Gazi MH Tamim is a Bangladeshi lawyer on the Supreme Court of Bangladesh. He was a defense lawyer at the International Crimes Tribunal. He has filed genocide charges against members of the former Awami League government and media personnel at the International Crimes Tribunal after the resignation of Prime Minister Sheikh Hasina. Now he is a prosecutor of International Crimes Tribunal.

== Early life ==
Tamim did his bachelor of law from 2004 to 2008 at Eastern University. He did his masters of law at Bangladesh Islami University. He did a post graduate diploma in genocide studies at the University of Dhaka.

==Career==
In January 2011, Tamim became a defense lawyer at the International Crimes Tribunal.

Tamim became a lawyer of the Supreme Court of Bangladesh in August 2013. He was a defense lawyer of AKM Yusuf at the International Crimes Tribunal. Yusuf was a leader of Bangladesh Jamaat-e-Islami and had accused of committing war crimes during the Bangladesh Liberation War. In 2016, he defended eight members of Al-Badr, two in custody and six absconding, who were sentenced to life imprisonment on 18 July 2016. He vowed to appeal their sentences after the verdict.

On 14 August 2024, Tamim filed a genocide charge against former prime minister Sheikh Hasina over death of protestors in the 2024 Bangladesh quota reform movement from 15 July to 5 August and nine others. He filed the case on behalf of Bulbul Kabir, a father of grade nine student Arif Ahmed Siyam. Other accused include Ministers, former police officers, and Awami League activists.
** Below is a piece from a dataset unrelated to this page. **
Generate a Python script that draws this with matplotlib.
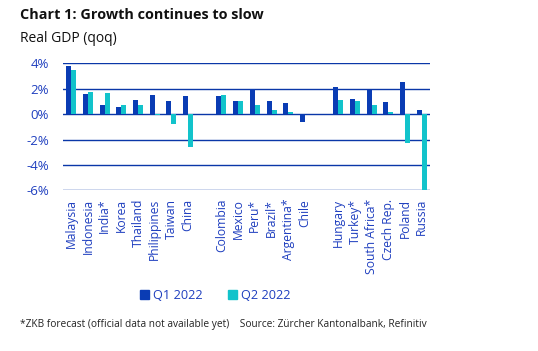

Tamim filed a case of genocide at the International Crimes Tribunal against former prime minister Sheikh Hasina, former prosecutor of the International Crimes Tribunal Tureen Afroz, journalist Shahriar Kabir, professor of the University of Dhaka Muntasir Mamun and 15 others over the police raid on 2013 Shapla Square protests of Hefazat-e-Islam Bangladesh. Tamim filed the complaint on behalf of the joint secretary general of Hefazat-e-Islam Bangladesh, Harun Ijahar Chowdhury. The other accused in the case include Obaidul Quader, general secretary of the Awami League, Rashed Khan Menon, former Minister of Civil Aviation and Tourism, Sheikh Fazle Noor Taposh, Mayor of Dhaka South, Salman F. Rahman, former advisor of Prime Minister Sheikh Hasina, Tarique Ahmed Siddique, former advisor to Prime Minister of Sheikh Hasina, A. K. M. Shahidul Haque, inspector general of Bangladesh Police, journalist Subhash Singha Roy, convener of Gonojagoron Moncho Imran H. Sarker, journalist Mozammel Haque Babu, journalist Ahmed Zobayer, journalist Nayeemul Islam Khan, former director general of National Security Intelligence M Manzur Ahmed, and Aziz Ahmed, chief of Bangladesh Army.

On 7 September 2024, Tamim, Md Mizanul Islam, Mohammad Tajul Islam, and BM Sultan Mahmud were appointed prosecutors of the International Crimes Tribunal. Md Mizanul Islam and Mohammad Tajul Islam were defense lawyers of Bangladesh Jamaat-e-Islami leaders.